Delphine de Vigan escribió: «¿Os habéis preguntado alguna vez cuántas veces en la vida habéis dado las gracias? Unas gracias sinceras. La expresión de vuestra gratitud, de vuestro agradecimiento, de vuestra deuda. Y si lo habéis hecho, ¿a quién?». Yo sí me lo he preguntado, porque mecánicamente y a diario damos las gracias cuando nos abren una puerta, nos ceden un asiento, nos invitan a un café o simplemente nos tratan con amabilidad y una sonrisa. Pero no estoy hablando de esas «gracias», sino de la gratitud que se extiende por nuestra alma y repara nuestras heridas que se quedaron deambulando en las esquinas más remotas de nuestra mala memoria. Hablo de la gratitud que se dibuja en la expresión de un rostro sin expresión, y de la que emana al escuchar aquellas palabras que, aunque nos hacen y deshacen, finalmente nos salvan cuanto todo nos había abandonado y estábamos desoladamente perdidos.

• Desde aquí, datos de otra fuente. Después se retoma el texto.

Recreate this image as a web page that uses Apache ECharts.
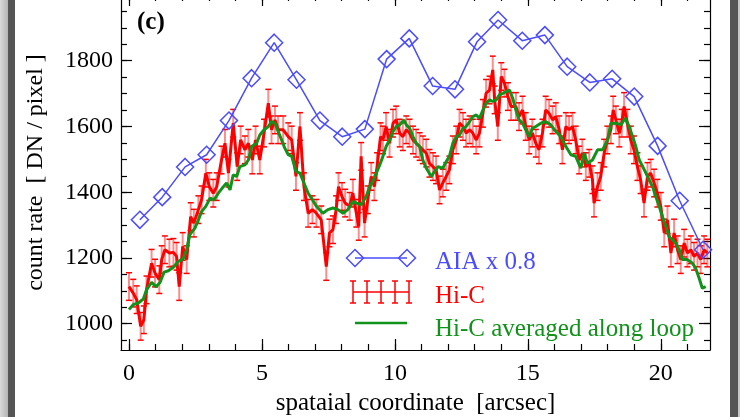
<!DOCTYPE html>
<html>
<head>
<meta charset="utf-8">
<script src="https://cdn.jsdelivr.net/npm/echarts@6/dist/echarts.min.js"></script>
<style>
  html, body { margin: 0; padding: 0; background: #fff; }
  #main { width: 740px; height: 417px; }
</style>
</head>
<body>
<div id="main"></div>
<script>
// AIA x 0.8 (diamonds)
const aiaX = [0.41, 1.25, 2.11, 2.92, 3.76, 4.61, 5.46, 6.30, 7.18, 8.02, 8.87, 9.69, 10.54,
  11.42, 12.26, 13.09, 13.88, 14.79, 15.64, 16.48, 17.33, 18.17, 19.00, 19.88, 20.71, 21.59];
const aiaY = [1316, 1385, 1477, 1514, 1618, 1747, 1855, 1742, 1618, 1569, 1592, 1805, 1868,
  1723, 1713, 1858, 1924, 1861, 1878, 1782, 1734, 1745, 1691, 1541, 1374, 1225];

// Hi-C (with error bars)
const hicX = [0.00, 0.16, 0.29, 0.44, 0.56, 0.66, 0.85, 0.98, 1.14, 1.23, 1.35, 1.52, 1.67, 1.79,
  1.89, 2.02, 2.17, 2.32, 2.44, 2.61, 2.73, 2.89, 3.02, 3.17, 3.30, 3.48, 3.61, 3.74, 3.92, 4.07,
  4.20, 4.36, 4.49, 4.64, 4.76, 4.92, 5.08, 5.24, 5.36, 5.49, 5.61, 5.80, 5.99, 6.12, 6.28, 6.43,
  6.58, 6.74, 6.90, 7.05, 7.23, 7.42, 7.54, 7.67, 7.79, 7.88, 8.01, 8.13, 8.30, 8.42, 8.55, 8.64,
  8.73, 8.86, 8.98, 9.11, 9.23, 9.33, 9.46, 9.55, 9.67, 9.80, 9.93, 10.05, 10.18, 10.30, 10.43,
  10.55, 10.68, 10.80, 10.93, 11.05, 11.18, 11.30, 11.43, 11.55, 11.68, 11.80, 11.93, 12.05,
  12.18, 12.31, 12.43, 12.56, 12.68, 12.81, 12.93, 13.06, 13.18, 13.31, 13.43, 13.56, 13.68,
  13.75, 13.87, 14.00, 14.12, 14.25, 14.37, 14.55, 14.67, 14.80, 14.92, 15.05, 15.17, 15.30,
  15.42, 15.55, 15.67, 15.80, 15.93, 16.05, 16.18, 16.30, 16.43, 16.55, 16.68, 16.80, 16.93,
  17.05, 17.18, 17.31, 17.43, 17.49, 17.62, 17.74, 17.87, 17.99, 18.12, 18.21, 18.31, 18.44,
  18.53, 18.62, 18.74, 18.87, 18.99, 19.12, 19.24, 19.37, 19.50, 19.62, 19.75, 19.87, 20.00,
  20.13, 20.25, 20.38, 20.50, 20.63, 20.75, 20.88, 21.00, 21.13, 21.25, 21.38, 21.50, 21.63, 21.75];
const hicY = [1113, 1093, 1073, 992, 1012, 1103, 1184, 1154, 1134, 1195, 1225, 1215, 1217, 1205,
  1113, 1235, 1195, 1326, 1306, 1347, 1377, 1458, 1417, 1397, 1417, 1498, 1549, 1458, 1610, 1478,
  1559, 1529, 1549, 1498, 1559, 1498, 1580, 1671, 1590, 1620, 1590, 1590, 1569, 1559, 1448, 1600,
  1417, 1336, 1347, 1336, 1316, 1174, 1276, 1286, 1347, 1417, 1387, 1367, 1357, 1397, 1336, 1296,
  1509, 1306, 1377, 1448, 1417, 1478, 1569, 1559, 1600, 1549, 1610, 1620, 1580, 1569, 1590,
  1580, 1559, 1549, 1539, 1529, 1519, 1488, 1478, 1468, 1407, 1428, 1448, 1468,
  1529, 1559, 1610, 1600, 1580, 1590, 1580, 1559, 1580, 1640, 1701, 1711, 1772,
  1681, 1600, 1752, 1732, 1691, 1661, 1661, 1630, 1650, 1600, 1559, 1580, 1549,
  1529, 1580, 1650, 1640, 1620, 1630, 1590, 1529, 1600, 1590, 1600, 1559, 1498,
  1519, 1478, 1488, 1438, 1367, 1417, 1448, 1519, 1559, 1590, 1650, 1620, 1580,
  1610, 1661, 1610, 1559, 1529, 1478, 1438, 1367, 1448, 1458, 1428, 1397, 1357,
  1276, 1316, 1215, 1276, 1225, 1195, 1245, 1215, 1225, 1205, 1215, 1195, 1225, 1215];
const hicErr = 42;

// Hi-C averaged along loop
const avgX = [0.00, 0.16, 0.35, 0.54, 0.66, 0.85, 1.02, 1.17, 1.32, 1.48, 1.67, 1.85, 2.04, 2.17,
  2.29, 2.48, 2.61, 2.73, 2.89, 3.05, 3.20, 3.36, 3.55, 3.67, 3.80, 3.92, 4.05, 4.17, 4.36, 4.49,
  4.61, 4.80, 4.92, 5.08, 5.24, 5.36, 5.49, 5.61, 5.74, 5.86, 5.99, 6.12, 6.28, 6.43, 6.58, 6.74,
  6.90, 7.05, 7.29, 7.48, 7.67, 7.86, 8.05, 8.23, 8.42, 8.55, 8.73, 8.92, 9.05, 9.17, 9.30, 9.43,
  9.55, 9.67, 9.80, 9.93, 10.05, 10.18, 10.34, 10.43, 10.55, 10.68, 10.80, 10.93, 11.05, 11.18,
  11.37, 11.49, 11.62, 11.80, 11.93, 12.05, 12.18, 12.31, 12.43, 12.56, 12.68, 12.81, 12.93,
  13.06, 13.18, 13.31, 13.43, 13.56, 13.68, 13.81, 13.93, 14.06, 14.18, 14.31, 14.43, 14.55,
  14.67, 14.80, 14.92, 15.05, 15.17, 15.30, 15.49, 15.67, 15.86, 16.05, 16.24, 16.43, 16.62,
  16.80, 16.99, 17.12, 17.24, 17.43, 17.62, 17.81, 18.00, 18.12, 18.31, 18.50, 18.66, 18.81,
  18.94, 19.06, 19.19, 19.32, 19.44, 19.56, 19.69, 19.81, 19.94, 20.06, 20.19, 20.31, 20.44,
  20.56, 20.69, 20.81, 21.00, 21.19, 21.31, 21.44, 21.56, 21.69];
const avgY = [1043, 1058, 1063, 1075, 1103, 1126, 1112, 1126, 1157, 1161, 1172, 1189, 1198, 1225,
  1271, 1291, 1316, 1341, 1357, 1382, 1377, 1397, 1417, 1428, 1407, 1453, 1448, 1478, 1483, 1498,
  1539, 1549, 1574, 1590, 1600, 1615, 1610, 1585, 1559, 1534, 1514, 1509, 1463, 1458, 1428, 1397,
  1377, 1357, 1336, 1347, 1352, 1347, 1336, 1347, 1372, 1367, 1362, 1387, 1417, 1433, 1458, 1483,
  1509, 1539, 1559, 1585, 1600, 1605, 1620, 1605, 1595, 1569, 1549, 1539, 1498, 1473,
  1448, 1463, 1478, 1473, 1493, 1509, 1549, 1569, 1574, 1595, 1600, 1615, 1630,
  1635, 1625, 1650, 1671, 1681, 1676, 1681, 1696, 1701, 1706, 1711, 1686, 1650,
  1620, 1610, 1590, 1569, 1595, 1600, 1610, 1615, 1605, 1585, 1569, 1539, 1514,
  1509, 1473, 1519, 1488, 1498, 1529, 1529, 1559, 1610, 1610, 1605, 1625, 1600,
  1569, 1539, 1498, 1478, 1458, 1438, 1417, 1387, 1357, 1326, 1296, 1265, 1255,
  1245, 1225, 1195, 1195, 1184, 1169, 1139, 1108, 1113];

const xMajor = [0, 5, 10, 15, 20];
const xMinor = [0, 1, 2, 3, 4, 5, 6, 7, 8, 9, 10, 11, 12, 13, 14, 15, 16, 17, 18, 19, 20, 21];
const yMajor = [1000, 1200, 1400, 1600, 1800];
const yMinor = [950, 1000, 1050, 1100, 1150, 1200, 1250, 1300, 1350, 1400, 1450, 1500, 1550,
  1600, 1650, 1700, 1750, 1800, 1850, 1900, 1950];

const BLUE = "#4b4bff";
const RED = "#ff0000";
const GREEN = "#11921b";
const FONT = "Liberation Serif";

const chart = echarts.init(document.getElementById("main"), null, { renderer: "canvas" });

function axisPair(kind, position, major, minor, withLabels) {
  const base = {
    type: "value",
    position: position,
    min: kind === "x" ? -0.3 : 920,
    max: kind === "x" ? 21.85 : 2000,
    splitLine: { show: false }
  };
  const majorAxis = Object.assign({}, base, {
    axisLine: { show: true, onZero: false, lineStyle: { color: "#000", width: 1.2 } },
    axisTick: { show: true, inside: true, length: 11, customValues: major, lineStyle: { color: "#000", width: 1.2 } },
    axisLabel: {
      show: withLabels,
      customValues: major,
      formatter: v => String(v),
      color: "#000",
      fontFamily: FONT,
      fontSize: 24,
      margin: kind === "x" ? 12 : 8
    }
  });
  const minorAxis = Object.assign({}, base, {
    axisLine: { show: false, onZero: false },
    axisTick: { show: true, inside: true, length: 6, customValues: minor, lineStyle: { color: "#000", width: 1.2 } },
    axisLabel: { show: false }
  });
  return [majorAxis, minorAxis];
}

const xAxes = axisPair("x", "bottom", xMajor, xMinor, true).concat(axisPair("x", "top", xMajor, xMinor, false));
Object.assign(xAxes[0], {
  name: "spataial coordinate  [arcsec]",
  nameLocation: "middle",
  nameGap: 40,
  nameTextStyle: { color: "#000", fontFamily: FONT, fontSize: 25 }
});
const yAxes = axisPair("y", "left", yMajor, yMinor, true).concat(axisPair("y", "right", yMajor, yMinor, false));
Object.assign(yAxes[0], {
  name: "count rate  [ DN / pixel ]",
  nameLocation: "middle",
  nameGap: 73,
  nameTextStyle: { color: "#000", fontFamily: FONT, fontSize: 24 }
});

const hicData = hicX.map((x, i) => [x, hicY[i], hicErr]);
const avgData = avgX.map((x, i) => [x, avgY[i]]);
const aiaData = aiaX.map((x, i) => [x, aiaY[i]]);

function renderErr(params, api) {
  const x = api.value(0);
  const y = api.value(1);
  const e = api.value(2);
  const top = api.coord([x, y + e]);
  const bot = api.coord([x, y - e]);
  const w = 3;
  return {
    type: "group",
    children: [
      { type: "line", shape: { x1: top[0], y1: top[1], x2: bot[0], y2: bot[1] }, style: { stroke: "rgba(255,0,0,0.45)", lineWidth: 2 } },
      { type: "line", shape: { x1: top[0] - w, y1: top[1], x2: top[0] + w, y2: top[1] }, style: { stroke: RED, lineWidth: 1.5 } },
      { type: "line", shape: { x1: bot[0] - w, y1: bot[1], x2: bot[0] + w, y2: bot[1] }, style: { stroke: RED, lineWidth: 1.5 } }
    ]
  };
}

// legend drawn by hand (its symbols are not standard ones)
function diamond(cx, cy, r) {
  return {
    type: "polygon",
    shape: { points: [[cx - r, cy], [cx, cy - r], [cx + r, cy], [cx, cy + r]] },
    style: { fill: "none", stroke: BLUE, lineWidth: 1.5 }
  };
}
const legendText = (txt, y, color) => ({
  type: "text", left: 435, top: y,
  style: { text: txt, fill: color, font: "25px '" + FONT + "'" }
});
const ebarY = 292;
const ebars = [353, 367, 381, 395, 409].map(x => ({
  type: "group",
  children: [
    { type: "line", shape: { x1: x, y1: ebarY - 11, x2: x, y2: ebarY + 11 }, style: { stroke: RED, lineWidth: 1.5 } },
    { type: "line", shape: { x1: x - 3, y1: ebarY - 11, x2: x + 3, y2: ebarY - 11 }, style: { stroke: RED, lineWidth: 1.5 } },
    { type: "line", shape: { x1: x - 3, y1: ebarY + 11, x2: x + 3, y2: ebarY + 11 }, style: { stroke: RED, lineWidth: 1.5 } }
  ]
}));

const option = {
  backgroundColor: "#fff",
  animation: false,
  grid: { left: 121, right: 30, top: -5, bottom: 67, containLabel: false, outerBoundsMode: "none" },
  xAxis: xAxes,
  yAxis: yAxes,
  series: [
    {
      name: "Hi-C err",
      type: "custom",
      renderItem: renderErr,
      data: hicData,
      z: 1,
      silent: true
    },
    {
      name: "Hi-C",
      type: "line",
      data: hicData.map(d => [d[0], d[1]]),
      showSymbol: false,
      lineStyle: { color: RED, width: 3 },
      z: 2
    },
    {
      name: "Hi-C averaged along loop",
      type: "line",
      data: avgData,
      showSymbol: false,
      lineStyle: { color: GREEN, width: 3 },
      z: 3
    },
    {
      name: "AIA x 0.8",
      type: "line",
      data: aiaData,
      symbol: "diamond",
      symbolSize: 17,
      showSymbol: true,
      itemStyle: { color: "rgba(0,0,0,0)", borderColor: BLUE, borderWidth: 1.5 },
      lineStyle: { color: BLUE, width: 1.5 },
      z: 4
    }
  ],
  graphic: [
    // window frame strips at the edges
    { type: "rect", shape: { x: 0, y: 0, width: 8, height: 417 }, style: { fill: new echarts.graphic.LinearGradient(0, 0, 1, 0, [{ offset: 0, color: "#d8d8d8" }, { offset: 1, color: "#b4b4b4" }]) } },
    { type: "rect", shape: { x: 8, y: 0, width: 7, height: 417 }, style: { fill: "#555" } },
    { type: "rect", shape: { x: 730, y: 0, width: 8, height: 417 }, style: { fill: "#555" } },
    { type: "rect", shape: { x: 738, y: 0, width: 2, height: 417 }, style: { fill: "#c8c8c8" } },
    { type: "text", left: 137, top: 10, style: { text: "(c)", fill: "#000", font: "bold 25px '" + FONT + "'" } },
    { type: "line", shape: { x1: 355, y1: 258, x2: 407, y2: 258 }, style: { stroke: BLUE, lineWidth: 1.5 } },
    diamond(355, 258, 8.5),
    diamond(407, 258, 8.5),
    legendText("AIA x 0.8", 250, BLUE),
    { type: "line", shape: { x1: 353, y1: ebarY, x2: 409, y2: ebarY }, style: { stroke: RED, lineWidth: 1.5 } },
    ...ebars,
    legendText("Hi-C", 284, RED),
    { type: "line", shape: { x1: 355, y1: 323, x2: 407, y2: 323 }, style: { stroke: GREEN, lineWidth: 2.5 } },
    legendText("Hi-C averaged along loop", 317, GREEN)
  ]
};

chart.setOption(option);
</script>
</body>
</html>
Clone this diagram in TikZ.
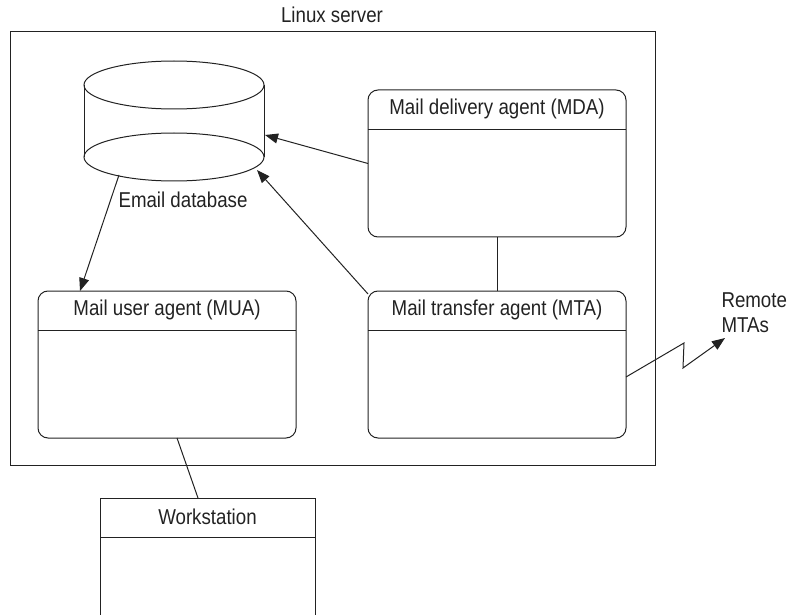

En ocasiones esa gratitud es recíproca porque tú salvaste y fuiste salvada y entonces estalla la risa y brindas y vives nuevamente al comprender que todo instante de vida es un rayo de sol que nos ilumina en un mar de tinieblas. No hay mayor gratitud que la que te expresa esa persona a la que salvas de su profunda soledad adquirida con los años y el olvido, o cuando detienes el tiempo de la enfermedad con una burla y dos desplantes y consigues que el tiempo a través de los cristales de una habitación, réplica de otras a ambos lados de un ancho pasillo, se detenga. Luego una voz te susurra: «Nada se va a arreglar, ¿verdad? Y todo lo que fui se marchará a toda velocidad y me quedaré en blanco y sin miedo». No contestas, porque lo más que le puedes decir es que cuando eso suceda tú seguirás a su lado, aunque no sirva absolutamente de nada, y lucharás para que el instante del adiós sea breve y tenga el carácter de urgencia de las cosas que se hacen por amor y con gratitud.

Envejecer es aprender a perder y asumir que los déficits van ocupando todas las columnas de tu existencia, borrando hasta los recuerdos y el presentir del tiempo, y en ese trance la gratitud adquiere su verdad, se llena de contenido y ayuda a escribir los renglones de nuestra historia que, siendo mejor o peor, es la nuestra, con la que nacimos, la que forjamos y alimentamos hasta hacernos hombres y mujeres deseosos de mostrar gratitud incluso ante las ingratitudes, de destilar gratitud cuando el aroma solo es pestilente y amorfo y la vida que te diste es un recuerdo abstracto en una fotografía descolorida.

Las gratitudes son, aunque no lo sepamos, los instantes que damos sin escuchar nada, solo el roce de su ancianidad que es nuestra salvación, porque junto a ella nos sentimos extrañamente seguros y dejamos que tiempo se descuelgue del reloj de la vida.